While we formed some really good relationships through that, I know a lot of players were turned off by it – the opportunities were a bit generic, they didn’t line up with what they were really passionate about so weren’t engaging for them. It was a negative experience and they didn’t get involved in anything similar in the future.

 

Starting at the AIS, I wanted to make sure that it was all around aligning to athletes’ personal values, experiences, beliefs, motivators. The idea is we’re not going to tell you to go do something. Instead, we’re going to create some opportunities and some alignment to charities and causes. The athletes then choose to engage with them.

 

The uptake has been great, people have been getting involved with the likes of Lifeline, Black Dog, Share A Yarn, and there’s more to come. There are more social issues to talk about. There’s domestic violence, LGBTIQ rights, the list goes on. Athletes want to support them and the community wants sportspeople to get involved as well.

 

Then there’s helping athletes move on, to transition into whatever comes after their sporting career.

 

Those messages take time.

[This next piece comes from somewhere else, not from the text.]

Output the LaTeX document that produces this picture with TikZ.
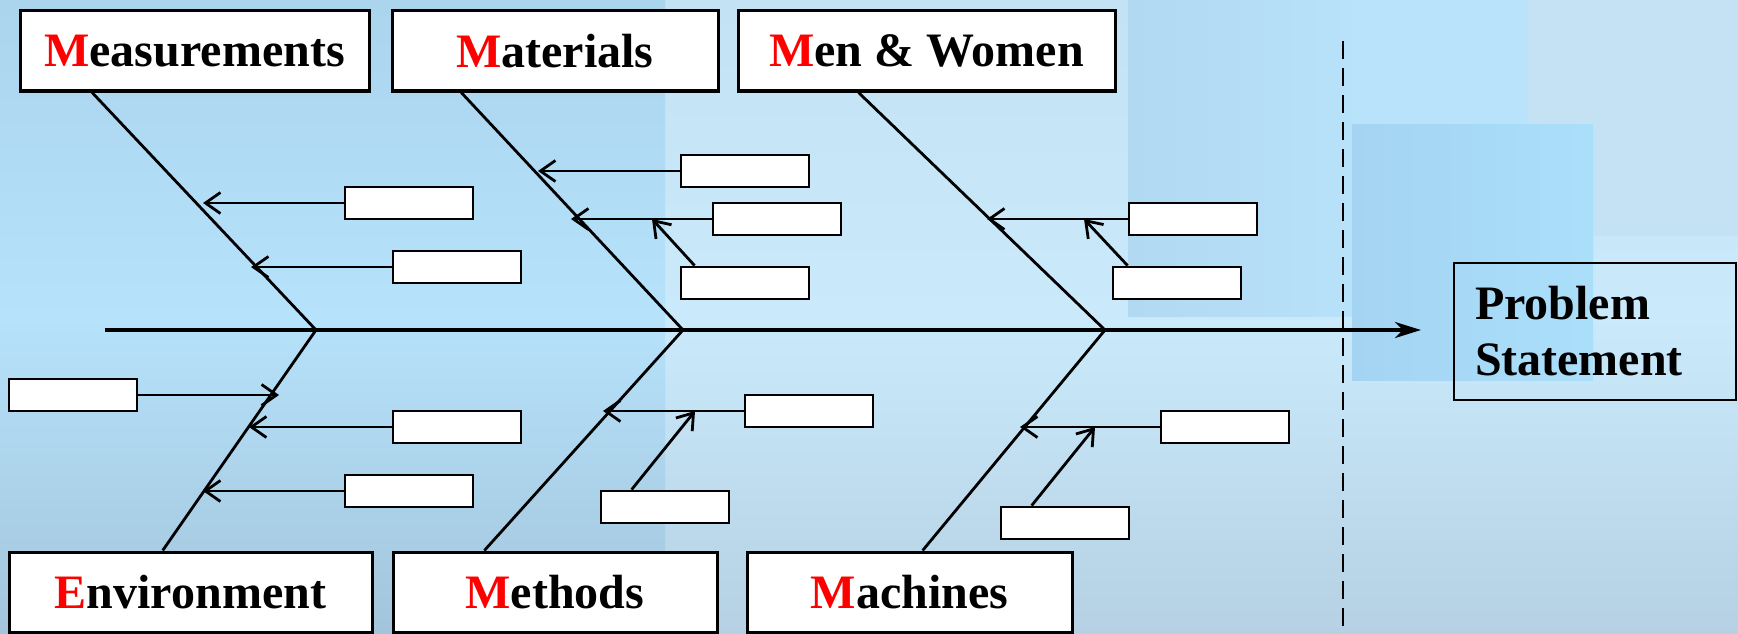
\documentclass[tikz,border=0pt]{standalone}
\usepackage{fontspec}
\setmainfont{Liberation Serif}
\usetikzlibrary{arrows.meta,calc}
\definecolor{capred}{HTML}{FF0000}
\definecolor{leftTop}{HTML}{ABD4ED}
\definecolor{leftMid}{HTML}{B6E2FB}
\definecolor{leftBot}{HTML}{A3C5DB}
\definecolor{baseTop}{HTML}{C3E2F4}
\definecolor{baseMid}{HTML}{CAEAFB}
\definecolor{baseBot}{HTML}{B5D1E3}
\definecolor{panelA}{HTML}{B1D9F1}
\definecolor{panelAr}{HTML}{B8E2FA}
\definecolor{panelB}{HTML}{A4D4F2}
\definecolor{panelBr}{HTML}{AADFFA}
\definecolor{panelC}{HTML}{C4E2F4}
\definecolor{panelD}{HTML}{B9E3FB}
\begin{document}
\begin{tikzpicture}[x=1pt,y=-1pt,
  category/.style={draw=black, line width=3pt, fill=white, inner sep=0pt,
    minimum height=80pt, font=\fontsize{48}{56}\selectfont\bfseries},
  cause/.style={draw=black, line width=2.8pt, fill=white, inner sep=0pt,
    minimum width=128pt, minimum height=32pt},
  bone/.style={line width=2.8pt},
  feed/.style={line width=2.8pt, -{Straight Barb[length=15pt,width=21pt]}},
  spine/.style={line width=3.2pt, -{Stealth[length=26pt,width=16pt,inset=8pt]}},
  divider/.style={line width=2.6pt, dash pattern=on 18pt off 9pt},
]
\useasboundingbox (0,0) rectangle (1738,634);

% backdrop panels
\fill[top color=baseTop, bottom color=baseBot, middle color=baseMid] (0,0) rectangle (1738,634);
\fill[top color=leftTop, bottom color=leftBot, middle color=leftMid] (0,0) rectangle (665,634);
\fill[left color=panelA, right color=panelAr] (1128,0) rectangle (1352,316);
\fill[panelD] (1352,0) rectangle (1528,124);
\fill[panelC] (1528,0) rectangle (1738,236);
\fill[left color=panelB, right color=panelBr] (1352,124) rectangle (1593,380);

% dashed divider
\coordinate (dtop) at (1343,41);
\coordinate (dbot) at (1343,634);
\draw[divider] (dtop) -- (dbot);

% category boxes
\node[category, minimum width=349pt] (meas) at (194.5,51) {\textcolor{capred}{M}easurements};
\node[category, minimum width=326pt] (mat)  at (555,51)   {\textcolor{capred}{M}aterials};
\node[category, minimum width=377pt] (men)  at (926.5,51) {\textcolor{capred}{M}en \& Women};
\node[category, minimum width=363pt] (env)  at (190.5,592) {\textcolor{capred}{E}nvironment};
\node[category, minimum width=324pt] (meth) at (555,592)  {\textcolor{capred}{M}ethods};
\node[category, minimum width=325pt] (mach) at (909.5,592) {\textcolor{capred}{M}achines};

% effect box
\node[draw=black, line width=2.8pt, minimum height=137pt, text width=240pt,
  inner xsep=21pt, inner ysep=0pt, align=left,
  font=\fontsize{48}{56}\selectfont\bfseries] (prob) at (1595,331.5) {Problem\\Statement};

% spine
\coordinate (tail) at (105,330);
\coordinate (head) at (1421,330);
\coordinate (j1) at (316,330);
\coordinate (j2) at (683,330);
\coordinate (j3) at (1105,330);
\draw[spine] (tail) -- (head);

% main bones
\draw[bone] ($(meas.south west)!0.209!(meas.south east)$) -- (j1);
\draw[bone] ($(mat.south west)!0.215!(mat.south east)$) -- (j2);
\draw[bone] ($(men.south west)!0.321!(men.south east)$) -- (j3);
\draw[bone] ($(env.north west)!0.424!(env.north east)$) -- (j1);
\draw[bone] ($(meth.north west)!0.284!(meth.north east)$) -- (j2);
\draw[bone] ($(mach.north west)!0.54!(mach.north east)$) -- (j3);

% cause boxes
\node[cause] (s1)  at (409,203) {};
\node[cause] (s2)  at (457,267) {};
\node[cause] (s3)  at (745,171) {};
\node[cause] (s4)  at (777,219) {};
\node[cause] (s5)  at (745,283) {};
\node[cause] (s6)  at (1193,219) {};
\node[cause] (s7)  at (1177,283) {};
\node[cause] (s8)  at (73,395) {};
\node[cause] (s9)  at (457,427) {};
\node[cause] (s10) at (409,491) {};
\node[cause] (s11) at (809,411) {};
\node[cause] (s12) at (665,507) {};
\node[cause] (s13) at (1225,427) {};
\node[cause] (s14) at (1065,523) {};

% arrow ends on the bones
\coordinate (t1)  at (203,203);
\coordinate (t2)  at (251,267);
\coordinate (t3)  at (538,171);
\coordinate (t4)  at (571,219);
\coordinate (t5)  at (652,219);
\coordinate (t6)  at (987,219);
\coordinate (t7)  at (1084,219);
\coordinate (t8)  at (279,395);
\coordinate (t9)  at (249,427);
\coordinate (t10) at (203,491);
\coordinate (t11) at (603,411);
\coordinate (t12) at (695,411);
\coordinate (t13) at (1020,427);
\coordinate (t14) at (1095,427);

\draw[feed] (s1.west) -- (t1);
\draw[feed] (s2.west) -- (t2);
\draw[feed] (s3.west) -- (t3);
\draw[feed] (s4.west) -- (t4);
\draw[feed] ($(s5.north west)+(15,0)$) -- (t5);
\draw[feed] (s6.west) -- (t6);
\draw[feed] ($(s7.north west)+(16,0)$) -- (t7);
\draw[feed] (s8.east) -- (t8);
\draw[feed] (s9.west) -- (t9);
\draw[feed] (s10.west) -- (t10);
\draw[feed] (s11.west) -- (t11);
\draw[feed] ($(s12.north west)+(32,0)$) -- (t12);
\draw[feed] (s13.west) -- (t13);
\draw[feed] ($(s14.north west)+(32,0)$) -- (t14);
\end{tikzpicture}
\end{document}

Athletes have such a small window at the top of their sport, and they have to chuck all their eggs in one basket; putting in massive days, training and rehabbing and trying to achieve everything your body and athletic ability will possibly allow.

 

Trying to get a message about what comes next into someone who’s as intensely focused as elite athletes are is difficult, so those messages take time.

 

 

I’d retired and had a year off before my final season in the NRL with the Storm. But when I called time on my career for good, I had no education and no work experience.

 

I was given an opportunity playing local footy in Newcastle and working in the coalmines – something which came about after connecting with the community up there – but after 18 months I thought “Is this what I really want to do for the next 30 years?” It was a fantastic environment – good camaraderie, well paid – but it wasn’t something I wanted to do for the rest of my life.

 

Going through that reflective process then, it provided the realisation that had someone been talking to me ten or twenty years earlier about post-footy life, plans could have been put in place for that eventual retirement well in advance.

 

You want to create these opportunities and make sure transitions are as smooth as possible – although they won’t always be. You also want the athletes to look back and remember their time in sport fondly.

 

You don’t want them to go, “Oh, I did ten years of swimming and what did I get out of it? Bung shoulders, no degree, no job prospects, and no connection to the community. I went to the Olympics, but what did the system provide for me for the rest of my life?”

 

What we want is for them to look back in 20 years’ time, after they retired, and think of their sporting careers fondly.